30 августа, вторник. Городок Андараб. Пули-Хумри
Проснулся вовремя. С самого рассвета на тропинке образовался значительный поток людей, могли заметить и меня. Быстро собрался и пошёл вниз. На этот раз утреннее солнце светило мне в лицо. Тропинка спускалась всё ниже, и вот уже далеко внизу показался четвёртый, большой кишлак.
Интереснейшее дело! Вдоль ручья тянулась то одна, то две колеи, но они не были порождены машинами или мотоциклами. Эти колеи протоптали сотни ослов и пешеходов, ежедневно ходящими в свои горные аулы и обратно!
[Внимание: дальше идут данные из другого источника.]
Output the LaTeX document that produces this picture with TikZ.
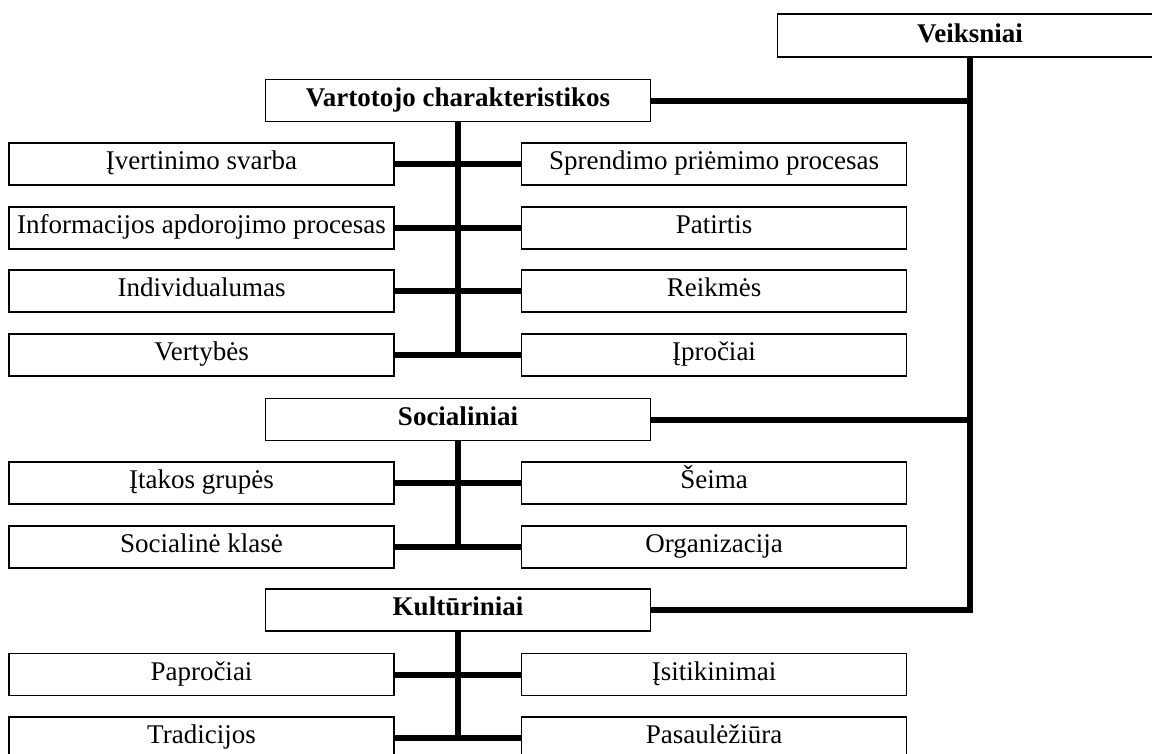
\documentclass[tikz,border=0pt]{standalone}
\usepackage{fontspec}
\setmainfont{Liberation Serif}
\begin{document}
\begin{tikzpicture}[x=1pt,y=-1pt,
  box/.style={draw, line width=1.8pt, fill=white, minimum width=385pt,
    minimum height=42pt, inner sep=0pt, text height=20pt, text depth=9pt,
    font=\fontsize{27}{31}\selectfont},
  head/.style={box, font=\fontsize{27}{31}\selectfont\bfseries},
  link/.style={line width=6pt, line join=miter}]
\useasboundingbox (0,0) rectangle (1152,753);
\clip (0,0) rectangle (1152,753);

% top level
\node[head, minimum height=43pt, text height=21pt, text depth=8pt] (veik) at (970,35.5) {Veiksniai};

% consumer characteristics
\node[head] (vart) at (458,100.5) {Vartotojo charakteristikos};
\node[box] (a1) at (201.5,164) {Įvertinimo svarba};
\node[box] (b1) at (714,164) {Sprendimo priėmimo procesas};
\node[box] (a2) at (201.5,228) {Informacijos apdorojimo procesas};
\node[box] (b2) at (714,228) {Patirtis};
\node[box] (a3) at (201.5,291) {Individualumas};
\node[box] (b3) at (714,291) {Reikmės};
\node[box] (a4) at (201.5,355) {Vertybės};
\node[box] (b4) at (714,355) {Įpročiai};

% social
\node[head] (soc) at (458,419.5) {Socialiniai};
\node[box] (a5) at (201.5,483) {Įtakos grupės};
\node[box] (b5) at (714,483) {Šeima};
\node[box] (a6) at (201.5,547) {Socialinė klasė};
\node[box] (b6) at (714,547) {Organizacija};

% cultural
\node[head] (kult) at (458,610) {Kultūriniai};
\node[box] (a7) at (201.5,674.5) {Papročiai};
\node[box] (b7) at (714,674.5) {Įsitikinimai};
\node[box] (a8) at (201.5,738) {Tradicijos};
\node[box] (b8) at (714,738) {Pasaulėžiūra};

% main branch on the right
\draw[link] (veik.south) |- (kult.east);
\draw[link] (vart.east) -- (vart.east -| veik.south);
\draw[link] (soc.east) -- (soc.east -| veik.south);

% group trunks
\draw[link] (vart.south) -- (vart.south |- a4.east);
\draw[link] (soc.south) -- (soc.south |- a6.east);
\draw[link] (kult.south) -- (kult.south |- a8.east);

% rungs
\foreach \i in {1,...,8}
  \draw[link] (a\i.east) -- (b\i.west);
\end{tikzpicture}
\end{document}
Навстречу попадались колоритные бородатые мужики с котомками, старики на осликах, мужья с жёнами в чадрах. Я их фотографировал; жители беспокоились и прятали женщин от глаза фотоаппарата. Бывало даже: идут женщины, открыв лицо — сняли чадру, ведь горы, пустыня, людей нет, никто не видит, и тут из-за поворота навстречу иностранец — я! И-и-и-и! Визг, срочно закрываются в чадру и бочком-бочком, отвернувшись от меня, проходят мимо.
Наконец я обнаружил, что спускаюсь к большому посёлку. Его не было на иранской карте; потом узналось, что он называется Андараб. На большом холме, над посёлком, окружённые распаханными полями, стояли четыре танка, и дула их были направлены чуть вниз, на посёлок, в разные его стороны, чтобы расстрелять весь.
Чьё же это творение? Явно не американских войск (те в глубинке не появляются)! Сперва подумал залезть на эти танки и пофотографироваться, но затем решил не делать: во-первых, могут оставаться мины, а во-вторых, я же не знаю, какие воспоминания в жителях посёлка разбудит моё танковое баловство!
И правильно. Спустившись в посёлок, увидел его население. Девяносто процентов — мрачные бородачи, типичная «Аль-каида», другие десять процентов — типичные стукачи, безбородые молодые придурки с автоматами, следящие за всеми остальными. Зашёл в полутёмную харчевню, попросил чай и лепёшку, сижу, озираюсь вокруг, а люди наблюдают меня. Узнали мою сущность, перешёптываются: «Шурави, шурави» (советский). Один даже спросил, был ли я здесь двадцать лет назад. Я отвечал отрицательно.